(OBJECTIVE)
Please list all lines of the material below in which the string "this" occurs.

Records with drawing code:
|---|

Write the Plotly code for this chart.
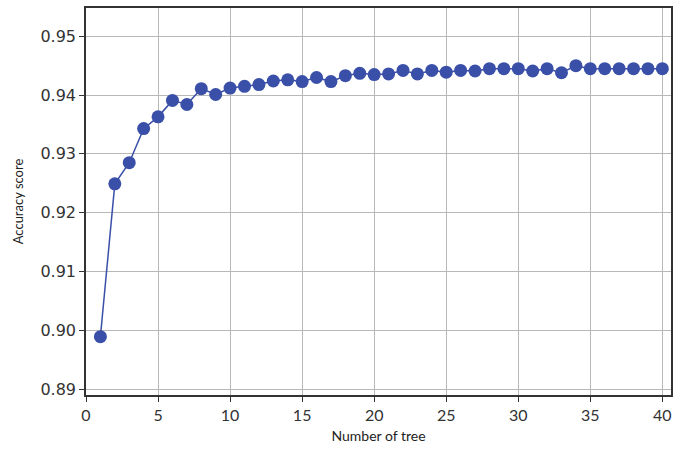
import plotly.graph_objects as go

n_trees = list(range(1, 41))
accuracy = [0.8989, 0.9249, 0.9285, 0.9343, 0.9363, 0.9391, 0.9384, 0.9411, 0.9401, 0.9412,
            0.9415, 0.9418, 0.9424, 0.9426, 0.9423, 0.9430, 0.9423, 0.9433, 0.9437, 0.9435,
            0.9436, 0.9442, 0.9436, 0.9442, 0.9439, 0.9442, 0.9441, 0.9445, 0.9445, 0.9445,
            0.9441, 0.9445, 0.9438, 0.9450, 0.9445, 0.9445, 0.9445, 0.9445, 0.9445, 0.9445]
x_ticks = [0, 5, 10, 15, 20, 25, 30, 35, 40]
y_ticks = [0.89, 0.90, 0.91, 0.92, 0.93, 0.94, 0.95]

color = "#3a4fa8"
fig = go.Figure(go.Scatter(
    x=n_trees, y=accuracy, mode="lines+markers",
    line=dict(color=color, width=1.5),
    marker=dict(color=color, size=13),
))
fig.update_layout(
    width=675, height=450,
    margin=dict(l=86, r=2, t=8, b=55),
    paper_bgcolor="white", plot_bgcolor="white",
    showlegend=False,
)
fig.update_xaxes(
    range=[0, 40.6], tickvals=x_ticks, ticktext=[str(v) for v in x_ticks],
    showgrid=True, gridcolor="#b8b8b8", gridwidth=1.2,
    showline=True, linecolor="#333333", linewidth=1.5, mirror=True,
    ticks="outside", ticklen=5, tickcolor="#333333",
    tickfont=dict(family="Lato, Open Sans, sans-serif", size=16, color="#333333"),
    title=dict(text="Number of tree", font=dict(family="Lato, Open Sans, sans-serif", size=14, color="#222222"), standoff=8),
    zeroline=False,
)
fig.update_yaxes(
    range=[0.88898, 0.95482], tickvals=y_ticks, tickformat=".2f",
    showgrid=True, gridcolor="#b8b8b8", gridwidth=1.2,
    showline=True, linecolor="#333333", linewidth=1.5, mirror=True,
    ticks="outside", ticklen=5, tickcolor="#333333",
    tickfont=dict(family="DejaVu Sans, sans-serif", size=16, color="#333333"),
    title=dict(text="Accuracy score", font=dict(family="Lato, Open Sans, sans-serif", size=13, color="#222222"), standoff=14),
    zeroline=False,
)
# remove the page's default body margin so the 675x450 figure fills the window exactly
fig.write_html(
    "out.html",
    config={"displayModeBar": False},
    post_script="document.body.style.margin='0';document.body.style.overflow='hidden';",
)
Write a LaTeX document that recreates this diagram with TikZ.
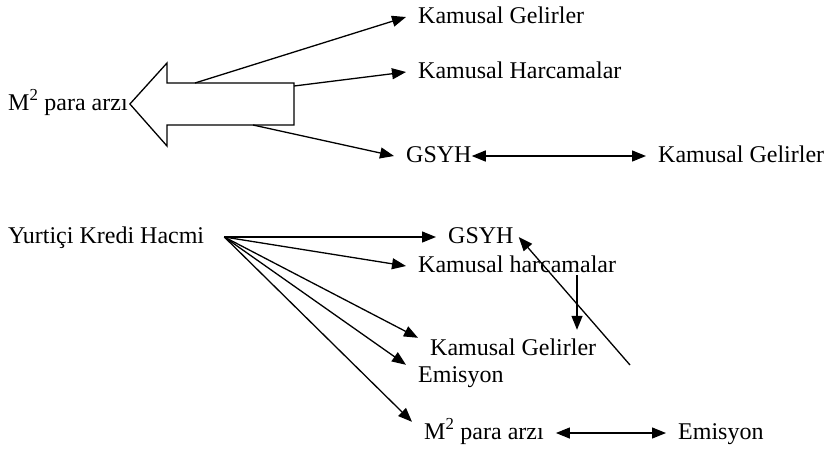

|---|

(RIGHT ANSWER)
Write the Plotly code for this chart.
Write a LaTeX document that recreates this diagram with TikZ.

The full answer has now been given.